*Exercise*
Lines holding the string "drawn" are the ones to copy; find them all in the data.

(Records with drawing code)
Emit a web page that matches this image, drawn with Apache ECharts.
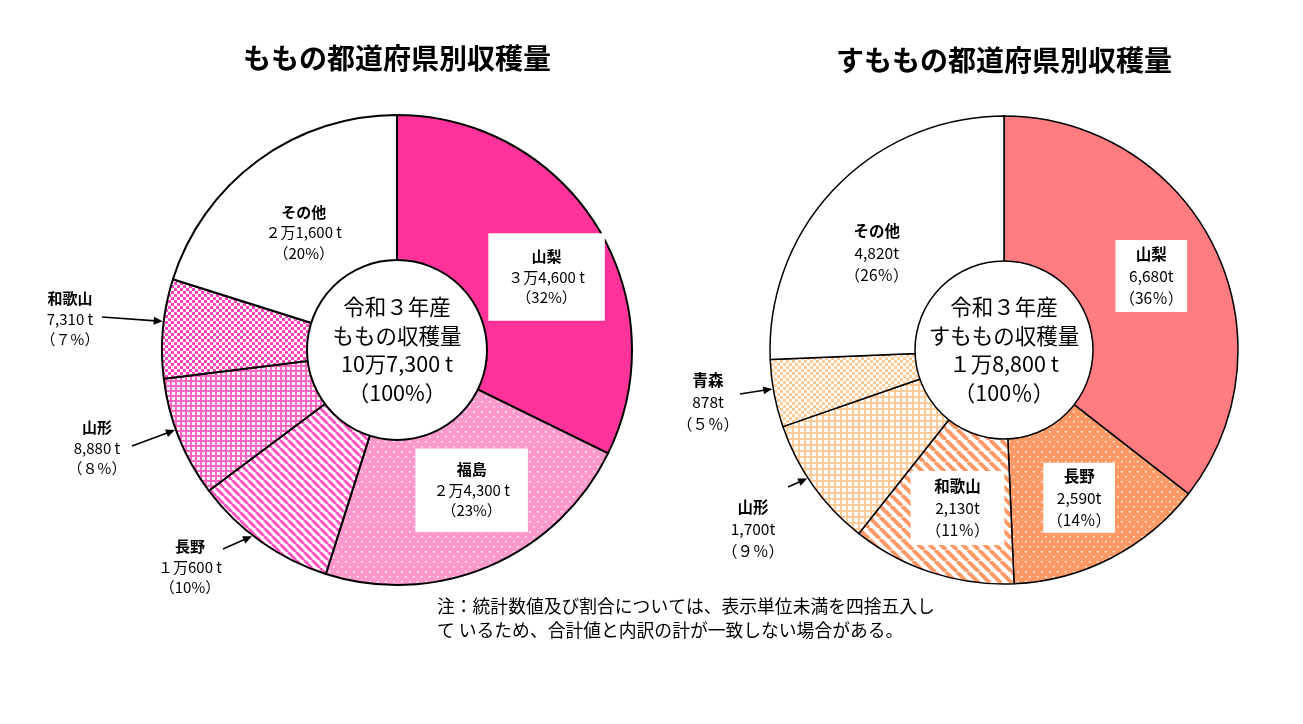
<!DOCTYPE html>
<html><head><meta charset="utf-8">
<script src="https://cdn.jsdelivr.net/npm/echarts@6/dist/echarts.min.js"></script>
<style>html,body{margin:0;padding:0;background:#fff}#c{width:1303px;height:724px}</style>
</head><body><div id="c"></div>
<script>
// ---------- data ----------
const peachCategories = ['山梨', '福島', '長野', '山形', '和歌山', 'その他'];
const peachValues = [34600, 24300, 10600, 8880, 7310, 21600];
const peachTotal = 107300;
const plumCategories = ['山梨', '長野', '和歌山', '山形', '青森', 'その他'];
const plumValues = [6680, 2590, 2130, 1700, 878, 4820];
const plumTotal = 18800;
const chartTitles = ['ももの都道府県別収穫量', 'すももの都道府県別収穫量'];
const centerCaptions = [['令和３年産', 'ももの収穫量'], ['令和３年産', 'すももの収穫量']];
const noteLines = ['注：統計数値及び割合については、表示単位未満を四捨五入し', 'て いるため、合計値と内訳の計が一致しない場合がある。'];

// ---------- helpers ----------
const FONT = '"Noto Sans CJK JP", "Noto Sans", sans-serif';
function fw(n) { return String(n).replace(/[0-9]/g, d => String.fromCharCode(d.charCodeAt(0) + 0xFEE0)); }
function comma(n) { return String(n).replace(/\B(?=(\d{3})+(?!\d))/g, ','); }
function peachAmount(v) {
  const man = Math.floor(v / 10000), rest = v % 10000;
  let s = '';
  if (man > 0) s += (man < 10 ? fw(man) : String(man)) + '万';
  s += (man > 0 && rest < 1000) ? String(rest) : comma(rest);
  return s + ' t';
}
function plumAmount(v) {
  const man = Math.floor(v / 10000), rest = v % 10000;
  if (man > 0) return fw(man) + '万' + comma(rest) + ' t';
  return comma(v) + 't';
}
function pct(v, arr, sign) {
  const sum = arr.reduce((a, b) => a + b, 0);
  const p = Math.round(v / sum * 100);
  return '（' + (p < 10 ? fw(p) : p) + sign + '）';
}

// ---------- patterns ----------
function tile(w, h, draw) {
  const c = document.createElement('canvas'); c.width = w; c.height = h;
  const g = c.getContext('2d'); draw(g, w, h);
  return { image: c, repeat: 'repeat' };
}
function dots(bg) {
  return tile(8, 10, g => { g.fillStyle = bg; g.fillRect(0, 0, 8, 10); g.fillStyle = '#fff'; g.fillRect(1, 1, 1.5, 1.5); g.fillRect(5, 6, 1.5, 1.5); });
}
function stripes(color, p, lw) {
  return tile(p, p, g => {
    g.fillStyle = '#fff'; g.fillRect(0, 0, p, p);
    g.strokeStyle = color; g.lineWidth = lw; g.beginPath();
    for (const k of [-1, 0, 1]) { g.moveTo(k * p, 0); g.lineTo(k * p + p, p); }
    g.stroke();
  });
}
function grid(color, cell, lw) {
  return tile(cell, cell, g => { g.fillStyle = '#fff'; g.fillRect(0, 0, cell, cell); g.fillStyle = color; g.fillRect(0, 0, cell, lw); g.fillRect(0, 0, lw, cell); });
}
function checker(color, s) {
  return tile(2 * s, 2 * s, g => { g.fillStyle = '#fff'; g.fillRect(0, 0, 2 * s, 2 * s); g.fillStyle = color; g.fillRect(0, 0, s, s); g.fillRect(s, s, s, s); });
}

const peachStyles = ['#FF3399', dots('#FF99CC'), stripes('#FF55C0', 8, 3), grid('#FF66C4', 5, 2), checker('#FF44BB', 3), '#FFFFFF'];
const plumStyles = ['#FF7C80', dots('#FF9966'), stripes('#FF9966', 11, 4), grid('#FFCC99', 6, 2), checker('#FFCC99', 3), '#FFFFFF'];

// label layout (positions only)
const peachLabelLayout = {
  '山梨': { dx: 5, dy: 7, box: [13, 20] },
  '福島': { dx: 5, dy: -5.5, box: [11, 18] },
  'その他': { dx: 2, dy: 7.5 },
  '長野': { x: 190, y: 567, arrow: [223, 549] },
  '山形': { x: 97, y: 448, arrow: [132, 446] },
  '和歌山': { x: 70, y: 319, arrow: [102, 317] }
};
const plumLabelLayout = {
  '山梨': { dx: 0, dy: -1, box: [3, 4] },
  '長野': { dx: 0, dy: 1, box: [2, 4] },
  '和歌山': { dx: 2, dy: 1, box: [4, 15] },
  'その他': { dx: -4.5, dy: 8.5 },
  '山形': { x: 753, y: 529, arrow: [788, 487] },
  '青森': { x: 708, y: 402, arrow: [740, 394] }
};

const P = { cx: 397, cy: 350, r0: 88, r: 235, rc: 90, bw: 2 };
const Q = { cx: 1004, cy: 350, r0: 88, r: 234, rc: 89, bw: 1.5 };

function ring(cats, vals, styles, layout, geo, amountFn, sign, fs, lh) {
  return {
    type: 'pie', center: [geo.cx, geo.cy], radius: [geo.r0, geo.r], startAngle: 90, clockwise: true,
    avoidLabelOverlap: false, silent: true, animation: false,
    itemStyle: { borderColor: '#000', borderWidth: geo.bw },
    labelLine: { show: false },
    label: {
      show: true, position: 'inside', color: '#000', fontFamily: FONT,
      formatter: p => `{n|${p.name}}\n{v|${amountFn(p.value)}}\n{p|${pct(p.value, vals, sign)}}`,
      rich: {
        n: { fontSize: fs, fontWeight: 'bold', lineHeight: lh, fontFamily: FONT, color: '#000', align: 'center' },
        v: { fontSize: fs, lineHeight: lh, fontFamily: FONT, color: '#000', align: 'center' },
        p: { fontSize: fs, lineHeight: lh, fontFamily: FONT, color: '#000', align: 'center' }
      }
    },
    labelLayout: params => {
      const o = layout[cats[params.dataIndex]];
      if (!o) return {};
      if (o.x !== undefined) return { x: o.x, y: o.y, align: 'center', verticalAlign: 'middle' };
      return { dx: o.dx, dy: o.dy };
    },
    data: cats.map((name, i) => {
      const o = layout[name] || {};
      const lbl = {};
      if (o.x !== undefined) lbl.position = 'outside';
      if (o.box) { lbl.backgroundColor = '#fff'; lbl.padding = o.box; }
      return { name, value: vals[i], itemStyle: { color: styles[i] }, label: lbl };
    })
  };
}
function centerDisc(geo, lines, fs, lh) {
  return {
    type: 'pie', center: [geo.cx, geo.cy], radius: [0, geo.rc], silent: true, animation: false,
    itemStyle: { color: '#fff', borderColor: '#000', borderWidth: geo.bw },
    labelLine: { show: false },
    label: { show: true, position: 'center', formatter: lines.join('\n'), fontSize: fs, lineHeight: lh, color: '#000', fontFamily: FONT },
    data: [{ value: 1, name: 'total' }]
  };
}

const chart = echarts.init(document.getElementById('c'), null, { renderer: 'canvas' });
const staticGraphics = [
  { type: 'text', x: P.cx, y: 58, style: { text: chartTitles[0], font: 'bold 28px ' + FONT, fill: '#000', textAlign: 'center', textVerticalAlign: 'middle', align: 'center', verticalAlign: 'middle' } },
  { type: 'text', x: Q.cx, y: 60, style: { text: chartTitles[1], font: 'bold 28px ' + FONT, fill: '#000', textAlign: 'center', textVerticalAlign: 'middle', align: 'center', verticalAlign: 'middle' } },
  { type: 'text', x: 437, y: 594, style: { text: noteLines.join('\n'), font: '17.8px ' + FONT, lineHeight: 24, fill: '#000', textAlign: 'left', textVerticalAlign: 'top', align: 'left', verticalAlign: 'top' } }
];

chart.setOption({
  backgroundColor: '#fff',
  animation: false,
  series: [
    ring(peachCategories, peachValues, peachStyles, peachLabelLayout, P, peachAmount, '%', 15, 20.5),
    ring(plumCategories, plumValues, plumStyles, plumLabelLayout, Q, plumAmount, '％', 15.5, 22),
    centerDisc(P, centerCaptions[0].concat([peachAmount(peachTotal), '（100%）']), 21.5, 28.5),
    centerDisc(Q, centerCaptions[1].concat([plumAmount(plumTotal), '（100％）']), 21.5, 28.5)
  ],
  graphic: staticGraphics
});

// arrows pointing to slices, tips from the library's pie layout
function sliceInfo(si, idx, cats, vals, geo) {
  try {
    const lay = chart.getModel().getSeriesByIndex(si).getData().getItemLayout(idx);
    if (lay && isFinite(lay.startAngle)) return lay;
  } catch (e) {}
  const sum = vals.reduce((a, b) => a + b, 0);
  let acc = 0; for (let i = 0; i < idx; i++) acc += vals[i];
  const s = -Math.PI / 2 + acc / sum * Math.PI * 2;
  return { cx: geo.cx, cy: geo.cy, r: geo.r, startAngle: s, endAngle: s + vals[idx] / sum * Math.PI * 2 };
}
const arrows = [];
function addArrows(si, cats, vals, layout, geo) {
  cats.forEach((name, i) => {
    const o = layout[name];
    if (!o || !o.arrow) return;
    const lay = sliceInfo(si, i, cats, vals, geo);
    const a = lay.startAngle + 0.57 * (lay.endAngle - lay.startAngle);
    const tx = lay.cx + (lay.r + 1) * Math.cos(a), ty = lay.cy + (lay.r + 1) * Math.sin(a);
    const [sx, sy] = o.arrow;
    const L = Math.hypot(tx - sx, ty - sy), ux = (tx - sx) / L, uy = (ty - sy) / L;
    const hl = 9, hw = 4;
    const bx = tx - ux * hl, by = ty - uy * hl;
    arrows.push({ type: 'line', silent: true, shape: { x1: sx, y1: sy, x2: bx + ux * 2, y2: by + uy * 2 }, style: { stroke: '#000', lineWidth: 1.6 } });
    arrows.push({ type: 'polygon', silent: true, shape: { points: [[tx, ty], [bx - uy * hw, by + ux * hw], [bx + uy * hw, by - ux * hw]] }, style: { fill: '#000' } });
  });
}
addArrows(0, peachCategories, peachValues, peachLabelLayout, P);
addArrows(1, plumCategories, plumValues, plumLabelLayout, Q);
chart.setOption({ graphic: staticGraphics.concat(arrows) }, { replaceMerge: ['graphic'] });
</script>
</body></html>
---
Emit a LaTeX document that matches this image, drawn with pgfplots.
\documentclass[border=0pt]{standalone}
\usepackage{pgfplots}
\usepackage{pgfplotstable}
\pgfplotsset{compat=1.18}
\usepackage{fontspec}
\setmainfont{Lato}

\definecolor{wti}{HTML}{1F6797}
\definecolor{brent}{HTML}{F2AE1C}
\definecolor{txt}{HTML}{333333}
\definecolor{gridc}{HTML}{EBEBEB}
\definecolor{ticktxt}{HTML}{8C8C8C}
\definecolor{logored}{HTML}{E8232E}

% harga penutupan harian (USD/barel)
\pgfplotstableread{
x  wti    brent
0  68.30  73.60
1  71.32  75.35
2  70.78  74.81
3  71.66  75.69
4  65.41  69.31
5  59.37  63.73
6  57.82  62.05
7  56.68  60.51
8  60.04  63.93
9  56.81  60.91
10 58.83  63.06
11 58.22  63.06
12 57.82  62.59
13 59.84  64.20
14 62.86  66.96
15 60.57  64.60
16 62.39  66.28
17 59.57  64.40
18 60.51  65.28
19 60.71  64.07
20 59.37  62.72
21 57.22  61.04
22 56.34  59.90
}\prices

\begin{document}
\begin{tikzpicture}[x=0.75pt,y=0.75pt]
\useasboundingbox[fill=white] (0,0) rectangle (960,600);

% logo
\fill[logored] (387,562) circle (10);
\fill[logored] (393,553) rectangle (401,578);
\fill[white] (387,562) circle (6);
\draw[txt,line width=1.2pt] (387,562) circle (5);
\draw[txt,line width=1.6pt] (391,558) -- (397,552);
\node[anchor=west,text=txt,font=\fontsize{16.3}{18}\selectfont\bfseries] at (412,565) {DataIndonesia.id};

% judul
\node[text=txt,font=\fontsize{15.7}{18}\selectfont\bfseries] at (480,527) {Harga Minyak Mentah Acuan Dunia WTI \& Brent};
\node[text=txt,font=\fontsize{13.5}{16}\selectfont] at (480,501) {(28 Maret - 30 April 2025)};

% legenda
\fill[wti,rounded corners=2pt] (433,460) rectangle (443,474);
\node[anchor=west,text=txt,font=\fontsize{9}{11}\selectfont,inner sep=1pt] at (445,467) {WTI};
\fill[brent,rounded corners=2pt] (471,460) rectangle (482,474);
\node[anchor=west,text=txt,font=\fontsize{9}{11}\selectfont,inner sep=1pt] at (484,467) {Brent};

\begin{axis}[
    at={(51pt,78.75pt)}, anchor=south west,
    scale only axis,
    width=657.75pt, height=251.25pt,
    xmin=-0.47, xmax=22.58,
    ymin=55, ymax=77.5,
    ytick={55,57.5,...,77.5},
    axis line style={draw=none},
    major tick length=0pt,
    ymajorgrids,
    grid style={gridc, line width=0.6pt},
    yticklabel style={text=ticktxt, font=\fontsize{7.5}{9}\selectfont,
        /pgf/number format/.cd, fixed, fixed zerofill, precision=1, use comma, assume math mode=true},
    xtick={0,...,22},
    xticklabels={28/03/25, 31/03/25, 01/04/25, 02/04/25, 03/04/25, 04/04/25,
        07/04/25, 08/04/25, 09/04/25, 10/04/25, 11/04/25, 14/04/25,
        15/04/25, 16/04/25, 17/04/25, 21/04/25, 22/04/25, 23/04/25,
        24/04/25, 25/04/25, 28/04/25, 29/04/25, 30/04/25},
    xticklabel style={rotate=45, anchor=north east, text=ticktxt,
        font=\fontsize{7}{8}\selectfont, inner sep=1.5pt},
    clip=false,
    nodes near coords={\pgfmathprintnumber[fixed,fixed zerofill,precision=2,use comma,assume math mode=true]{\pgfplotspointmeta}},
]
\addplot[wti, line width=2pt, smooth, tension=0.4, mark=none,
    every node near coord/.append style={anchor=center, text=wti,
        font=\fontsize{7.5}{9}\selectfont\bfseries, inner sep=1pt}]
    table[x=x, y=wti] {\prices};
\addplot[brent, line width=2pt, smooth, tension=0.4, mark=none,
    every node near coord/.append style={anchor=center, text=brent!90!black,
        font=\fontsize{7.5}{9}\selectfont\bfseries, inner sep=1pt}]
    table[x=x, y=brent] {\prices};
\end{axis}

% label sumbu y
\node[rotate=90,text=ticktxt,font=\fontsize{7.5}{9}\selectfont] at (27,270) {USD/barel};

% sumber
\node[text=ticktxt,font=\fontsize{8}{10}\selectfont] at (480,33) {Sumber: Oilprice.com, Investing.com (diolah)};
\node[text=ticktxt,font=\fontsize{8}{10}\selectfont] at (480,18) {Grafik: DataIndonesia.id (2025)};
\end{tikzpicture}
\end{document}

*Completed task*
Emit a web page that matches this image, drawn with Apache ECharts.
Emit a LaTeX document that matches this image, drawn with pgfplots.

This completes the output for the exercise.